Bonaparte clavó su mirada de ultratumba en el anciano como si le reservara una sorpresa. Después, sereno, miró la negrura de Omar.
«Pues creo que yo no soy uno de ellos, maestro —dijo. El reflejo del sabio azul retembló—. He tomado una decisión, maestro Balasán. Y no es la que me sugerís. Deseo regresar».
Los dos kas contemplaron mudos a su interlocutor.
Solo el Viejo de la Montaña, al fin, tomó la palabra.
—¿Decidís, pues, resucitar a la carne tal y como lo hicieron Osiris o Jesús antes que vos? ¿Regresar al mundo del sufrimiento, a la cárcel de la materia?
«Sí. Ese es mi deseo».
—En ese caso —bajó la mirada apenado—, vuestra voluntad será cumplida.

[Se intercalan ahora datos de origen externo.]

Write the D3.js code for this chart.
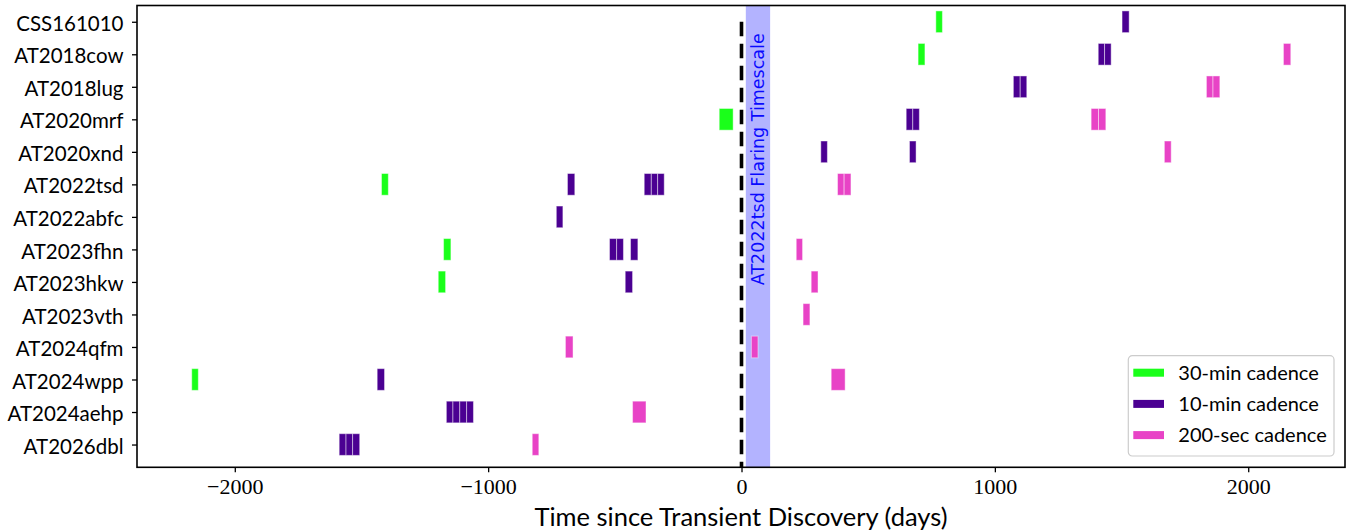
<!DOCTYPE html>
<html>
<head>
<meta charset="utf-8">
<script src="https://cdn.jsdelivr.net/npm/d3@7/dist/d3.min.js"></script>
<style>
  html, body { margin: 0; padding: 0; background: #fff; }
  svg { display: block; }
</style>
</head>
<body>
<svg id="chart" width="1348" height="531"></svg>
<script>
// Transients, top to bottom
const targets = [
  "CSS161010", "AT2018cow", "AT2018lug", "AT2020mrf", "AT2020xnd",
  "AT2022tsd", "AT2022abfc", "AT2023fhn", "AT2023hkw", "AT2023vth",
  "AT2024qfm", "AT2024wpp", "AT2024aehp", "AT2026dbl"
];

// TESS sector coverage: [target, start (days since discovery), length (days)]
const obs30min = [
  ["CSS161010", 767, 26],
  ["AT2018cow", 697, 27],
  ["AT2020mrf", -88, 55],
  ["AT2022tsd", -1421, 27],
  ["AT2023fhn", -1176, 29],
  ["AT2023hkw", -1197, 29],
  ["AT2024wpp", -2170, 26]
];

const obs10min = [
  ["CSS161010", 1502, 28],
  ["AT2018cow", 1408, 25], ["AT2018cow", 1433, 26],
  ["AT2018lug", 1073, 27], ["AT2018lug", 1100, 26],
  ["AT2020mrf", 650, 26], ["AT2020mrf", 676, 26],
  ["AT2020xnd", 313, 26], ["AT2020xnd", 663, 26],
  ["AT2022tsd", -687, 29],
  ["AT2022tsd", -384, 28], ["AT2022tsd", -356, 25], ["AT2022tsd", -331, 26],
  ["AT2022abfc", -731, 26],
  ["AT2023fhn", -521, 28], ["AT2023fhn", -493, 27], ["AT2023fhn", -438, 29],
  ["AT2023hkw", -459, 29],
  ["AT2024wpp", -1438, 29],
  ["AT2024aehp", -1165, 26], ["AT2024aehp", -1139, 27], ["AT2024aehp", -1112, 27], ["AT2024aehp", -1085, 27],
  ["AT2026dbl", -1588, 27], ["AT2026dbl", -1561, 26], ["AT2026dbl", -1535, 28]
];

const obs200sec = [
  ["AT2018cow", 2139, 29],
  ["AT2018lug", 1835, 26], ["AT2018lug", 1861, 27],
  ["AT2020mrf", 1380, 29], ["AT2020mrf", 1409, 29],
  ["AT2020xnd", 1669, 27],
  ["AT2022tsd", 379, 26], ["AT2022tsd", 405, 27],
  ["AT2023fhn", 216, 25],
  ["AT2023hkw", 275, 27],
  ["AT2023vth", 243, 27],
  ["AT2024qfm", -695, 30], ["AT2024qfm", 39, 26],
  ["AT2024wpp", 354, 55],
  ["AT2024aehp", -430, 53],
  ["AT2026dbl", -826, 26]
];

const cadences = [
  { label: "30-min cadence", color: "#1aff1a", data: obs30min },
  { label: "10-min cadence", color: "#4b0092", data: obs10min },
  { label: "200-sec cadence", color: "#e843c6", data: obs200sec }
];

// Flaring window of AT2022tsd (days)
const flareWindow = [17, 113];
const flareLabel = "AT2022tsd Flaring Timescale";

const xTicks = [-2000, -1000, 0, 1000, 2000];
const xDomain = [-2386, 2382];

const svg = d3.select("#chart");
const W = 1348, H = 531;
const m = { left: 137, right: 3, top: 5.5, bottom: 63.7 };
const plotW = W - m.left - m.right;
const plotH = H - m.top - m.bottom;

const x = d3.scaleLinear().domain(xDomain).range([m.left, m.left + plotW]);
// row index → pixel
const y = d3.scaleLinear().domain([-0.5, 13.7]).range([m.top, m.top + plotH]);
const rowOf = name => targets.indexOf(name);
const barH = 0.667;

const g = svg.append("g");

// Flaring timescale band
g.append("rect")
  .attr("x", x(flareWindow[0]))
  .attr("y", m.top)
  .attr("width", x(flareWindow[1]) - x(flareWindow[0]))
  .attr("height", plotH)
  .attr("fill", "#b3b3ff");

// Discovery epoch
g.append("line")
  .attr("x1", x(0)).attr("x2", x(0))
  .attr("y1", y(0)).attr("y2", m.top + plotH)
  .attr("stroke", "#000")
  .attr("stroke-width", 3.6)
  .attr("stroke-dasharray", "14.5,7.5");

// Band label
const bandMid = (x(flareWindow[0]) + x(flareWindow[1])) / 2;
g.append("text")
  .attr("transform", `translate(${bandMid + 6.5},${y(8.1)}) rotate(-90)`)
  .attr("font-family", "DejaVu Sans")
  .attr("font-size", 17.5)
  .attr("fill", "#0a0aff")
  .text(flareLabel);

// Observation sectors
cadences.forEach(c => {
  g.append("g").selectAll("rect")
    .data(c.data)
    .join("rect")
    .attr("x", d => x(d[1]))
    .attr("width", d => x(d[1] + d[2]) - x(d[1]))
    .attr("y", d => y(rowOf(d[0]) - barH / 2))
    .attr("height", d => y(barH) - y(0))
    .attr("fill", c.color)
    .attr("stroke", "#fff")
    .attr("stroke-opacity", 0.45)
    .attr("stroke-width", 1);
});

// Axes
const xAxis = d3.axisBottom(x)
  .tickValues(xTicks)
  .tickSize(5)
  .tickFormat(d => d < 0 ? "\u2212" + Math.abs(d) : String(d));
const xg = g.append("g")
  .attr("transform", `translate(0,${m.top + plotH})`)
  .call(xAxis);
xg.select(".domain").remove();
xg.selectAll(".tick line").attr("stroke", "#000").attr("stroke-width", 1.3);
xg.selectAll(".tick text")
  .attr("font-family", "Liberation Serif")
  .attr("font-size", 22)
  .attr("fill", "#000")
  .attr("y", 11);

const yAxis = d3.axisLeft(y)
  .tickValues(d3.range(targets.length))
  .tickSize(5)
  .tickFormat(i => targets[i]);
const yg = g.append("g")
  .attr("transform", `translate(${m.left},0)`)
  .call(yAxis);
yg.select(".domain").remove();
yg.selectAll(".tick line").attr("stroke", "#000").attr("stroke-width", 1.3);
yg.selectAll(".tick text")
  .attr("font-family", "Lato")
  .attr("font-size", 20.5)
  .attr("fill", "#000")
  .attr("x", -13.5)
  .attr("dy", "0.42em");

// Frame
g.append("rect")
  .attr("x", m.left).attr("y", m.top)
  .attr("width", plotW).attr("height", plotH)
  .attr("fill", "none")
  .attr("stroke", "#000")
  .attr("stroke-width", 1.6);

// X label
g.append("text")
  .attr("x", m.left + plotW / 2)
  .attr("y", 526)
  .attr("text-anchor", "middle")
  .attr("font-family", "Lato")
  .attr("font-size", 25.5)
  .attr("fill", "#000")
  .text("Time since Transient Discovery (days)");

// Legend
const lg = g.append("g").attr("transform", "translate(1128.3,355.7)");
lg.append("rect")
  .attr("width", 205.7).attr("height", 100.3)
  .attr("rx", 4).attr("ry", 4)
  .attr("fill", "#fff").attr("fill-opacity", 0.8)
  .attr("stroke", "#cccccc").attr("stroke-width", 1.2);
cadences.forEach((c, i) => {
  const cy = 17 + i * 31.2;
  lg.append("rect")
    .attr("x", 5).attr("y", cy - 4)
    .attr("width", 30.7).attr("height", 8)
    .attr("fill", c.color);
  lg.append("text")
    .attr("x", 50).attr("y", cy)
    .attr("dy", "0.36em")
    .attr("font-family", "Lato")
    .attr("font-size", 20)
    .attr("fill", "#000")
    .text(c.label);
});
</script>
</body>
</html>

«¿Volveré a la vida, a mi cuerpo?».
—Volveréis a la muerte, Bunabart.
«¡Mi destino está ahí!».
—Quizá. Pero debéis saber que cuando llegue vuestra nueva hora, os esperará otro nuevo juicio en este lado. Otro pesaje del alma. Y entonces, con una vida cargada de faltas, no tendréis la misma facilidad para ascender hacia la luz.
«Asumo ese riesgo. Quiero volver», insistió.
—¿Y la vida eterna? ¿Se la entregaréis antes de devolverlo? —se agitó el ka de Omar Zalim a su lado.
El Viejo de la Montaña se volvió por primera vez hacia aquella energía que se había pegado a él, alimentada por un deseo de venganza ancestral. Lo escrutó y mirándolo como quien se compadece del ignorante, sentenció:
«Este hombre ha muerto en la pirámide y regresará ahora a la vida. ¿Qué más prueba necesita de su inmortalidad?».